Party President Balthasar Glättli told the media in Bern that the Greens were not targeting the seat not because they were shying away from the challenge, “but because we are looking for real responsibility”.
The party, which in the 2019 parliamentary elections came fourth with 13.2% of the vote, has the wind in its sails and trusts in this wind, he said. “We’re setting sail for the 2023 climate election,” Glättli said.
Since 2019, the Greens have gained a fifth more members and won 52 additional seats in cantonal parliaments.
‘Power cartel’
Unfortunately, the power cartel in parliament had already decided what was going to happen, said parliamentary group president Aline Trede. The die had already been cast with Maurer’s resignation: all the other parties just want to hang on to their power, she said. And yet, since 2019, only 68% of the population has been represented in the cabinet, Trede said.

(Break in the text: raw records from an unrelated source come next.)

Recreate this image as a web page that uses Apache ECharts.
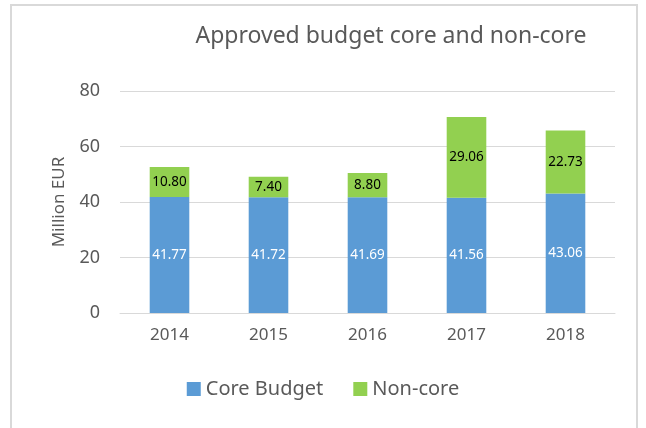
<!DOCTYPE html>
<html>
<head>
<meta charset="utf-8">
<script src="https://cdn.jsdelivr.net/npm/echarts@6/dist/echarts.min.js"></script>
<style>
  html, body { margin: 0; padding: 0; background: #fff; }
  #frame { position: absolute; left: 10px; top: 4px; width: 628px; height: 440px; border: 2px solid #d9d9d9; box-sizing: border-box; }
  #chart { position: absolute; left: 0; top: 0; width: 646px; height: 428px; }
</style>
</head>
<body>
<div id="frame"></div>
<div id="chart"></div>
<script>
// data
var years = ['2014', '2015', '2016', '2017', '2018'];
var coreBudget = [41.77, 41.72, 41.69, 41.56, 43.06];
var nonCore = [10.80, 7.40, 8.80, 29.06, 22.73];

var font = 'Noto Sans';
var grey = '#595959';

var chart = echarts.init(document.getElementById('chart'));

function twoDec(p) { return p.value.toFixed(2); }

chart.setOption({
  animation: false,
  textStyle: { fontFamily: font },
  title: {
    text: 'Approved budget core and non-core',
    left: 386,
    textAlign: 'center',
    top: 20,
    textStyle: { fontFamily: font, fontSize: 23, fontWeight: 'normal', color: grey }
  },
  legend: {
    bottom: 24,
    left: 'center',
    itemWidth: 14,
    itemHeight: 14,
    itemGap: 30,
    icon: 'rect',
    textStyle: { fontFamily: font, fontSize: 20, color: grey },
    data: ['Core Budget', 'Non-core']
  },
  grid: { left: 120, right: 31, top: 91, bottom: 115 },
  xAxis: {
    type: 'category',
    data: years,
    axisLine: { lineStyle: { color: '#d9d9d9', width: 1 } },
    axisTick: { show: false },
    axisLabel: { color: grey, fontSize: 17, margin: 14, fontFamily: font }
  },
  yAxis: {
    type: 'value',
    min: 0,
    max: 80,
    interval: 20,
    name: 'Million EUR',
    nameLocation: 'middle',
    nameGap: 52,
    nameTextStyle: { color: grey, fontSize: 17, fontFamily: font },
    axisLine: { show: false },
    axisTick: { show: false },
    axisLabel: { color: grey, fontSize: 18, margin: 20, fontFamily: font },
    splitLine: { lineStyle: { color: '#d9d9d9', width: 1 } }
  },
  series: [
    {
      name: 'Core Budget',
      type: 'bar',
      stack: 'total',
      barWidth: '40%',
      data: coreBudget,
      itemStyle: { color: '#5b9bd5' },
      label: { show: true, position: 'inside', color: '#fff', fontSize: 13.5, fontFamily: font, formatter: twoDec }
    },
    {
      name: 'Non-core',
      type: 'bar',
      stack: 'total',
      barWidth: '40%',
      data: nonCore,
      itemStyle: { color: '#92d050' },
      label: { show: true, position: 'inside', color: '#000', fontSize: 13.5, fontFamily: font, formatter: twoDec }
    }
  ]
});
</script>
</body>
</html>
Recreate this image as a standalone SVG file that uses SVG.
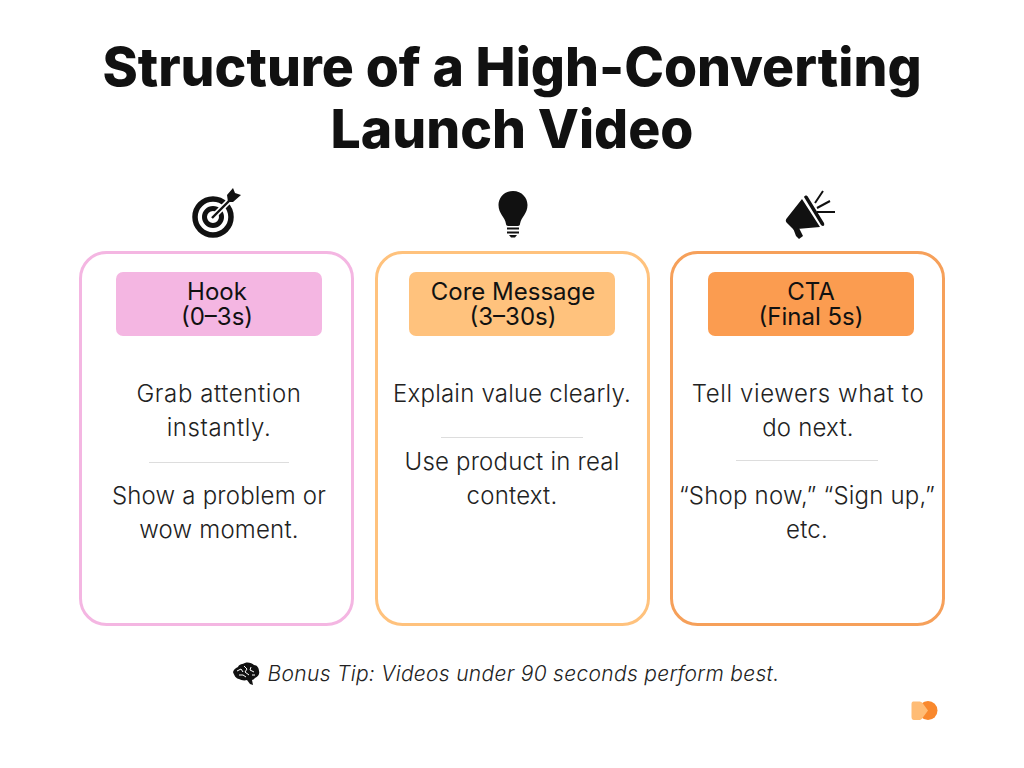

The seven seats in cabinet are currently divided among the People’s Party (two seats, 25.6% in the 2019 elections), the left-wing Social Democratic Party (two seats, 16.8%), the centre-right Radical-Liberals (two seats, 15.1%) and the Centre (one seat, the result of a merger last year between the Christian Democrats (11.4%) and the Conservative Democratic Party (2.4%)). Numerically the Greens have a stronger claim to a Radical-Liberal or Centre seat than a People’s Party seat.